Objective
Every entry must be repeated exactly. Exclude all pictures.

Supplied records

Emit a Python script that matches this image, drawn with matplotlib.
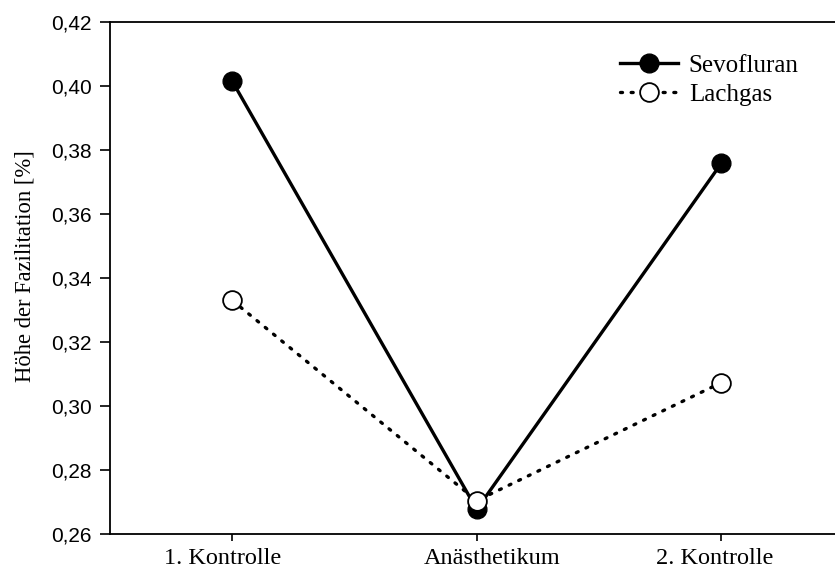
import matplotlib.pyplot as plt
from matplotlib.ticker import FuncFormatter
from matplotlib.transforms import ScaledTranslation

categories = ["1. Kontrolle", "Anästhetikum", "2. Kontrolle"]
sevofluran = [0.4015, 0.2677, 0.3758]
lachgas = [0.3330, 0.2704, 0.3073]

# label shift from tick in the original (pixels)
label_shift = [-10, 15, -7]

fig = plt.figure(figsize=(8.35, 5.69), dpi=100)
ax = fig.add_axes([110/835, 35/569, 733.5/835, 512/569])

x = range(len(categories))
ax.plot(x, sevofluran, color="black", lw=2.4, marker="o", ms=13.5,
        mfc="black", mec="black", label="Sevofluran", zorder=3)
ax.plot(x, lachgas, color="black", lw=2.4, ls=(0, (0.6, 2.6)), dash_capstyle="round",
        marker="o", ms=13.5, mfc="white", mec="black", mew=1.3, label="Lachgas", zorder=4)

ax.set_xlim(-0.5, 2.5)
ax.set_ylim(0.26, 0.42)
ax.set_yticks([0.26 + 0.02*i for i in range(9)])
ax.yaxis.set_major_formatter(FuncFormatter(lambda v, p: f"{v:.2f}".replace(".", ",")))
ax.set_xticks(list(x))
ax.set_xticklabels(categories, fontfamily="Liberation Serif", fontsize=17.5)
for t in ax.get_yticklabels():
    t.set_fontfamily("Liberation Sans")
    t.set_fontsize(15)
ax.tick_params(axis="y", direction="out", length=7, width=1.2, pad=6)
ax.tick_params(axis="x", direction="out", length=5, width=1.2, pad=5)
for s in ax.spines.values():
    s.set_linewidth(1.3)

for t, dx in zip(ax.get_xticklabels(), label_shift):
    t.set_transform(t.get_transform() + ScaledTranslation(dx/100, 0, fig.dpi_scale_trans))

ax.set_ylabel("Höhe der Fazilitation [%]", fontfamily="Liberation Serif", fontsize=16.3)
ax.yaxis.set_label_coords(-0.102, 0.524)

leg = ax.legend(loc="upper left", bbox_to_anchor=(0.678, 0.961), frameon=False,
                prop={"family": "Liberation Serif", "size": 18}, borderpad=0,
                handlelength=2.32, handletextpad=0.44, labelspacing=0.25)

fig.savefig("out.png", dpi=100)
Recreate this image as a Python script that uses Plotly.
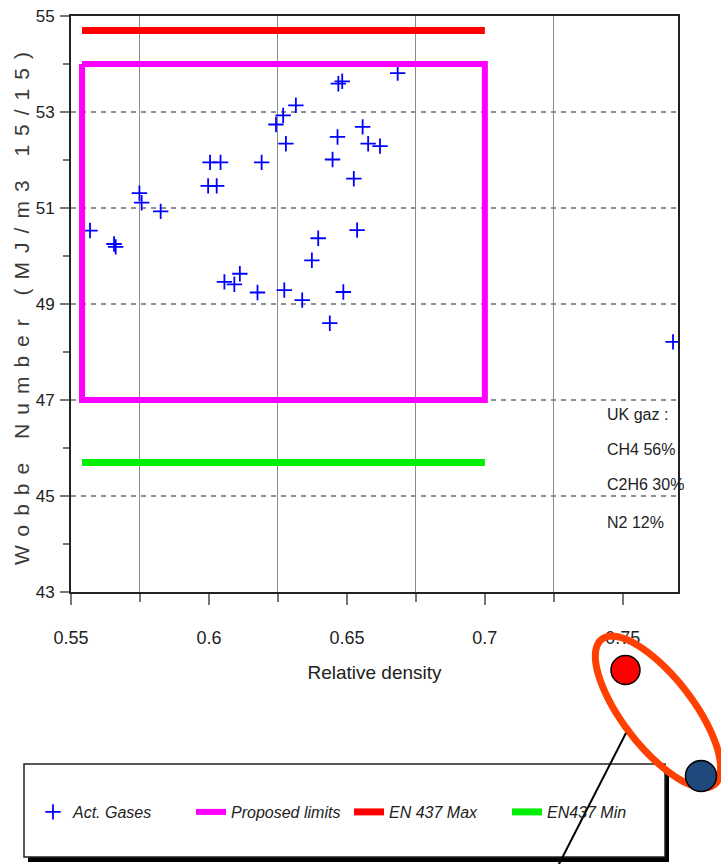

Output for this exercise
Emit a Python script that matches this image, drawn with matplotlib.
import matplotlib.pyplot as plt
from matplotlib.ticker import FuncFormatter
from matplotlib.transforms import ScaledTranslation

categories = ["1. Kontrolle", "Anästhetikum", "2. Kontrolle"]
sevofluran = [0.4015, 0.2677, 0.3758]
lachgas = [0.3330, 0.2704, 0.3073]

# label shift from tick in the original (pixels)
label_shift = [-10, 15, -7]

fig = plt.figure(figsize=(8.35, 5.69), dpi=100)
ax = fig.add_axes([110/835, 35/569, 733.5/835, 512/569])

x = range(len(categories))
ax.plot(x, sevofluran, color="black", lw=2.4, marker="o", ms=13.5,
        mfc="black", mec="black", label="Sevofluran", zorder=3)
ax.plot(x, lachgas, color="black", lw=2.4, ls=(0, (0.6, 2.6)), dash_capstyle="round",
        marker="o", ms=13.5, mfc="white", mec="black", mew=1.3, label="Lachgas", zorder=4)

ax.set_xlim(-0.5, 2.5)
ax.set_ylim(0.26, 0.42)
ax.set_yticks([0.26 + 0.02*i for i in range(9)])
ax.yaxis.set_major_formatter(FuncFormatter(lambda v, p: f"{v:.2f}".replace(".", ",")))
ax.set_xticks(list(x))
ax.set_xticklabels(categories, fontfamily="Liberation Serif", fontsize=17.5)
for t in ax.get_yticklabels():
    t.set_fontfamily("Liberation Sans")
    t.set_fontsize(15)
ax.tick_params(axis="y", direction="out", length=7, width=1.2, pad=6)
ax.tick_params(axis="x", direction="out", length=5, width=1.2, pad=5)
for s in ax.spines.values():
    s.set_linewidth(1.3)

for t, dx in zip(ax.get_xticklabels(), label_shift):
    t.set_transform(t.get_transform() + ScaledTranslation(dx/100, 0, fig.dpi_scale_trans))

ax.set_ylabel("Höhe der Fazilitation [%]", fontfamily="Liberation Serif", fontsize=16.3)
ax.yaxis.set_label_coords(-0.102, 0.524)

leg = ax.legend(loc="upper left", bbox_to_anchor=(0.678, 0.961), frameon=False,
                prop={"family": "Liberation Serif", "size": 18}, borderpad=0,
                handlelength=2.32, handletextpad=0.44, labelspacing=0.25)

fig.savefig("out.png", dpi=100)
Recreate this image as a Python script that uses Plotly.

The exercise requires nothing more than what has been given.